The study compared attachment styles of both dogs and cats, and it was shown that cats are just as likely to form a secure, impactful attachment with their human caregivers as a dog is. In fact, it’s similar to the bond of a parent and child.

Researchers Observed Cats and Kittens to Determine Their Attachment to Owners

Researchers studied 38 adult cats and 79 kittens, observing how they responded to their owners while in an unfamiliar environment in order to determine their attachment style. They wanted to see if the felines exhibited more secure or insecure attachments.

For the behavioral experiment, cats were placed in a room with their human caregiver sitting in the center of a circle on the floor. The person was instructed not to interact with the cat unless they ventured inside of the circle as well. For part of the study, the person left the room, but returned after a few minutes.

With a secure attachment style, a cat in the strange environment will relax and continue to explore after being reunited with their owner. However, in an insecure attachment, a cat would continue to be anxious and nervous after being reunited, and would either cling excessively to their human or avoid them as much as possible.

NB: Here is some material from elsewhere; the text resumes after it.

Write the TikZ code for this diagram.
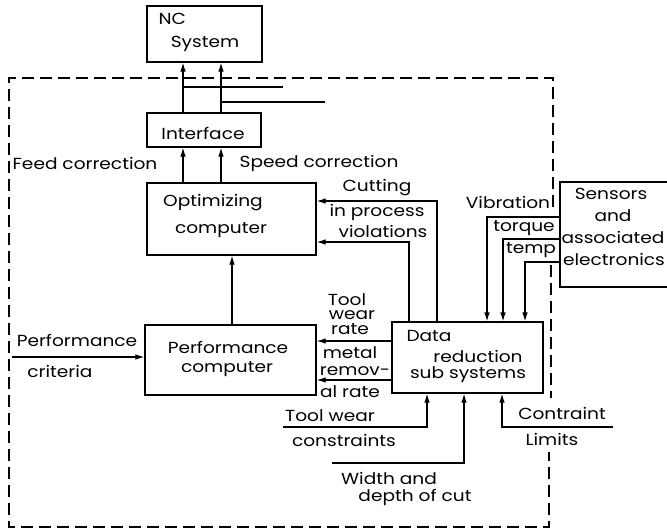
\documentclass[tikz,border=0pt]{standalone}
\usepackage{fontspec}
\setmainfont{Poppins}[FakeStretch=1.16]
\usetikzlibrary{positioning,arrows.meta,fit}

\tikzset{
  blk/.style={draw, inner sep=0pt},
  arr/.style={-{Latex[length=4.5pt,width=2.8pt]}},
  txt/.style={inner sep=0pt, font=\fontsize{8}{9}\selectfont},
  frame/.style={dash pattern=on 6pt off 3pt},
}

\begin{document}
\begin{tikzpicture}[x=0.5pt,y=-0.5pt,line width=0.6pt]
\useasboundingbox (0,0) rectangle (667,530);

% blocks
\node[blk, fit={(147,6) (262,62)}] (nc) {};
\node[blk, fit={(147,113) (261,147)}] (ifc) {};
\node[blk, fit={(147,183) (316,255)}] (opt) {};
\node[blk, fit={(145,325) (316,395)}] (perf) {};
\node[blk, fit={(392,322) (543,393)}] (dred) {};
\node[blk, fit={(560,182) (680,287)}] (sens) {};

\node[txt, anchor=west] (ncA) at (158,19) {NC};
\node[txt] (ncB) at (205,44) {System};
\node[txt] (ifcA) at (203,133) {Interface};
\node[txt] (optA) at (213,203) {Optimizing};
\node[txt] (optB) at (221,230) {computer};
\node[txt] (perfA) at (228,347) {Performance};
\node[txt] (perfB) at (227,369) {computer};
\node[txt] (dredA) at (429,336) {Data};
\node[txt] (dredB) at (478,356) {reduction};
\node[txt] (dredC) at (468,375) {sub systems};
\node[txt] (sensA) at (611,194) {Sensors};
\node[txt] (sensB) at (613,216) {and};
\node[txt] (sensC) at (613,237) {associated};
\node[txt] (sensD) at (614,259) {electronics};

% x positions of the vertical runs
\coordinate (fx) at (183,0);
\coordinate (sx) at (221,0);
\coordinate (px) at (232,0);

% to the NC system
\draw[arr] (ifc.north -| fx) -- (nc.south -| fx);
\draw[arr] (ifc.north -| sx) -- (nc.south -| sx);
\coordinate (stubA) at (283,87);
\coordinate (stubB) at (325,102);
\draw (stubA -| fx) -- (stubA);
\draw (stubB -| sx) -- (stubB);

% corrections
\draw[arr] (opt.north -| fx) -- (ifc.south -| fx);
\draw[arr] (opt.north -| sx) -- (ifc.south -| sx);
\node[txt] (feed) at (85,163) {Feed correction};
\node[txt] (speed) at (319,163) {Speed correction};

\draw[arr] (perf.north -| px) -- (opt.south -| px);

% performance criteria
\coordinate (crit) at (12,357);
\draw[arr] (crit) -- (crit -| perf.west);
\node[txt] (critA) at (77,340) {Performance};
\node[txt] (critB) at (60,371) {criteria};

% violations
\coordinate (cut) at (437,201);
\coordinate (viol) at (409,242);
\draw[arr] (dred.north -| cut) -- (cut) -- (cut -| opt.east);
\draw[arr] (dred.north -| viol) -- (viol) -- (viol -| opt.east);
\node[txt] (cutA) at (377,188) {Cutting};
\node[txt] (cutB) at (377,212) {in process};
\node[txt] (cutC) at (383,231) {violations};

% rates
\coordinate (twr) at (0,341);
\coordinate (mrr) at (0,380);
\draw[arr] (dred.west |- twr) -- (perf.east |- twr);
\draw[arr] (dred.west |- mrr) -- (perf.east |- mrr);
\node[txt] (twrA) at (347,300) {Tool};
\node[txt] (twrB) at (352,315) {wear};
\node[txt] (twrC) at (350,329) {rate};
\node[txt] (mrrA) at (350,353) {metal};
\node[txt] (mrrB) at (355,371) {remov-};
\node[txt] (mrrC) at (350,392) {al rate};

% constraints
\coordinate (twc) at (283,427);
\coordinate (twcx) at (427,427);
\draw[arr] (twc) -- (twcx) -- (twcx |- dred.south);
\node[txt] (twcA) at (330,416) {Tool wear};
\node[txt] (twcB) at (344,440) {constraints};

\coordinate (wdc) at (332,463);
\coordinate (wdcx) at (464,463);
\draw[arr] (wdc) -- (wdcx) -- (wdcx |- dred.south);
\node[txt] (wdcA) at (389,478) {Width and};
\node[txt] (wdcB) at (415,497) {depth of cut};

\coordinate (cl) at (613,427);
\coordinate (clx) at (502,427);
\draw[arr] (cl) -- (clx) -- (clx |- dred.south);
\node[txt] (clA) at (562,413) {Contraint};
\node[txt] (clB) at (552,439) {Limits};

% sensor signals
\coordinate (vib) at (487,217);
\coordinate (trq) at (503,239);
\coordinate (tmp) at (525,262);
\draw[arr] (sens.west |- vib) -- (vib) -- (vib |- dred.north);
\draw[arr] (sens.west |- trq) -- (trq) -- (trq |- dred.north);
\draw[arr] (sens.west |- tmp) -- (tmp) -- (tmp |- dred.north);
\node[txt] (vibA) at (508,202) {Vibration};
\node[txt] (trqA) at (524,228) {torque};
\node[txt] (tmpA) at (531,250) {temp};

% system boundary
\draw[frame] (553,207) -- (553,78) -- (9,78) -- (9,527) -- (549,527) -- (549,452);
\draw[frame] (551,265) -- (551,398);
\end{tikzpicture}
\end{document}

Results Show Cats Form Secure Bonds Much Like Infants and Dogs

Researchers found that about 65 percent of both adult cats and kittens demonstrated secure attachment, which is the same rate seen in human infants. What’s even more interesting is that the cats had a higher percentage of secure attachment than what was found in a similar study done on dogs last year.

What I’m trying to say here is that cats really do love us. Cats certainly have the ability to form deep social bonds with humans, despite what popular stereotypes might have you think. Perhaps they just happen to show it a little differently than dogs do.